Personal yet resonant on a universal level, Hannelore Baron’s collages and box works are ever-intriguing. Her raw style is distinct and vastly different from piece to piece, as proven in a series of previously unseen works on display at Leslie Feely Gallery in New York.

A self-taught artist, Baron first began making collages from torn paper, cloth, inks, and watercolors. By the late 1960s, she began applying symbols and hidden language to a series of box constructions crafted from found wood, cloth, string, and toys. Tied shut with knotted cloth, string, and wire, the wooden assemblages function as safeguards of ideas, memories, and feelings.

“The string or wire tied around the boxes is sort of a finishing off (of) a memory that can now be put away,” Baron has said of her box constructions. “It’s as if a feeling or a sentiment has been put into the box and it’s tied up and that’s it, and now we go on to the next one.”

At Leslie Feely Gallery, a number of the artist’s previously unseen box works are on view in “Collages and Box Constructions.” Small in scale, commanding in presence, the works draw the viewer in and resonate on a deep, emotional level. Their seemingly haphazard chipped wood and torn edges suggest fragility and the passage of time. Baron’s works do not seek to express a singular message, but rather invite the viewer to peel apart each artwork’s many layers and find his or her own unique interpretation within.

Baron’s work is greatly influenced by her personal history. Born in Germany in 1926, she suffered from depression for much of her life, likely a result of Holocaust trauma.

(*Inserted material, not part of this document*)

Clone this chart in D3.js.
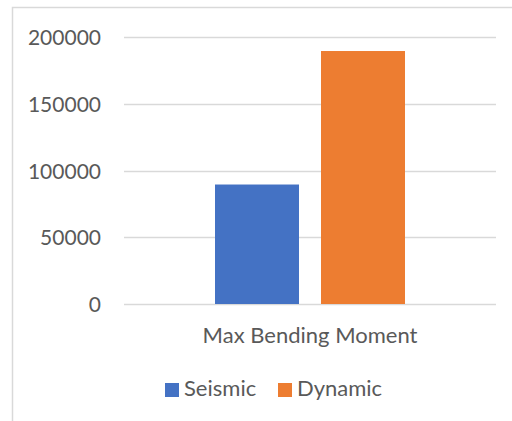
<!DOCTYPE html>
<html>
<head>
<meta charset="utf-8">
<script src="https://cdn.jsdelivr.net/npm/d3@7"></script>
<style>
  html, body { margin: 0; padding: 0; background: #fff; }
  svg { display: block; }
  text { font-family: Lato, "Open Sans", sans-serif; fill: #595959; }
</style>
</head>
<body>
<svg id="chart" width="512" height="421"></svg>
<script>
// Chart data
const categories = ["Max Bending Moment"];
const seriesNames = ["Seismic", "Dynamic"];
const seismicValues = [89500];
const dynamicValues = [189500];
const yTicks = [0, 50000, 100000, 150000, 200000];
const seriesColors = ["#4472c4", "#ed7d31"];

const svg = d3.select("#chart");
const W = 512, H = 421;
const plot = { left: 124, right: 496, top: 37, bottom: 304 };

// Outer chart frame (open to the right and bottom)
svg.append("path")
  .attr("d", `M12.5,${H} V7.5 H${W}`)
  .attr("fill", "none")
  .attr("stroke", "#d9d9d9")
  .attr("stroke-width", 1.5);

const x0 = d3.scaleBand().domain(categories).range([plot.left, plot.right]).padding(0);
const y = d3.scaleLinear().domain([0, 200000]).range([plot.bottom, plot.top]);

// Gridlines
svg.append("g")
  .selectAll("line")
  .data(yTicks)
  .join("line")
  .attr("x1", plot.left).attr("x2", plot.right)
  .attr("y1", d => Math.round(y(d)) + 0.5).attr("y2", d => Math.round(y(d)) + 0.5)
  .attr("stroke", "#d9d9d9")
  .attr("stroke-width", 1.3);

// Y axis labels
const yAxis = d3.axisLeft(y).tickValues(yTicks).tickSize(0).tickPadding(0).tickFormat(d3.format("d"));
const gy = svg.append("g").attr("transform", "translate(101,0)").call(yAxis);
gy.select(".domain").remove();
gy.selectAll("text")
  .attr("font-size", 21)
  .attr("dy", "0.36em")
  .style("font-family", "Lato, sans-serif")
  .attr("fill", "#595959");

// Bars: two series side by side, centred in the category band
const barW = 84, gap = 22;
const group = svg.append("g");
categories.forEach((cat, i) => {
  const cx = x0(cat) + x0.bandwidth() / 2;
  const vals = [seismicValues[i], dynamicValues[i]];
  const start = cx - (barW * 2 + gap) / 2;
  group.selectAll(null)
    .data(vals)
    .join("rect")
    .attr("x", (d, j) => start + j * (barW + gap))
    .attr("width", barW)
    .attr("y", d => y(d))
    .attr("height", d => y(0) - y(d))
    .attr("fill", (d, j) => seriesColors[j]);
});

// Category axis labels
const xAxis = d3.axisBottom(x0).tickSize(0).tickPadding(0);
const gx = svg.append("g").attr("transform", `translate(0,${plot.bottom})`).call(xAxis);
gx.select(".domain").remove();
gx.selectAll("text")
  .attr("font-size", 22)
  .attr("y", 39)
  .attr("dy", 0)
  .style("font-family", "Lato, sans-serif")
  .attr("fill", "#595959");

// Legend
const legendItems = [
  { name: seriesNames[0], color: seriesColors[0], x: 165 },
  { name: seriesNames[1], color: seriesColors[1], x: 278 }
];
const lg = svg.append("g");
legendItems.forEach(it => {
  lg.append("rect")
    .attr("x", it.x).attr("y", 383)
    .attr("width", 14).attr("height", 14)
    .attr("fill", it.color);
  lg.append("text")
    .attr("x", it.x + 19).attr("y", 396)
    .attr("font-size", 22)
    .text(it.name);
});
</script>
</body>
</html>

She was prone to nervous breakdowns and, toward the end of her life, grappled with cancer. Her art was a vehicle through which she expressed herself as she worked with everyday materials to unfurl the fragile, fraught human condition, as well as her personal concerns related to the environment, war, and social movements.

Like time-worn ancient relics, her work captures and consecrates feelings, memories, thoughts, and moments in time, simultaneously containing and liberating them.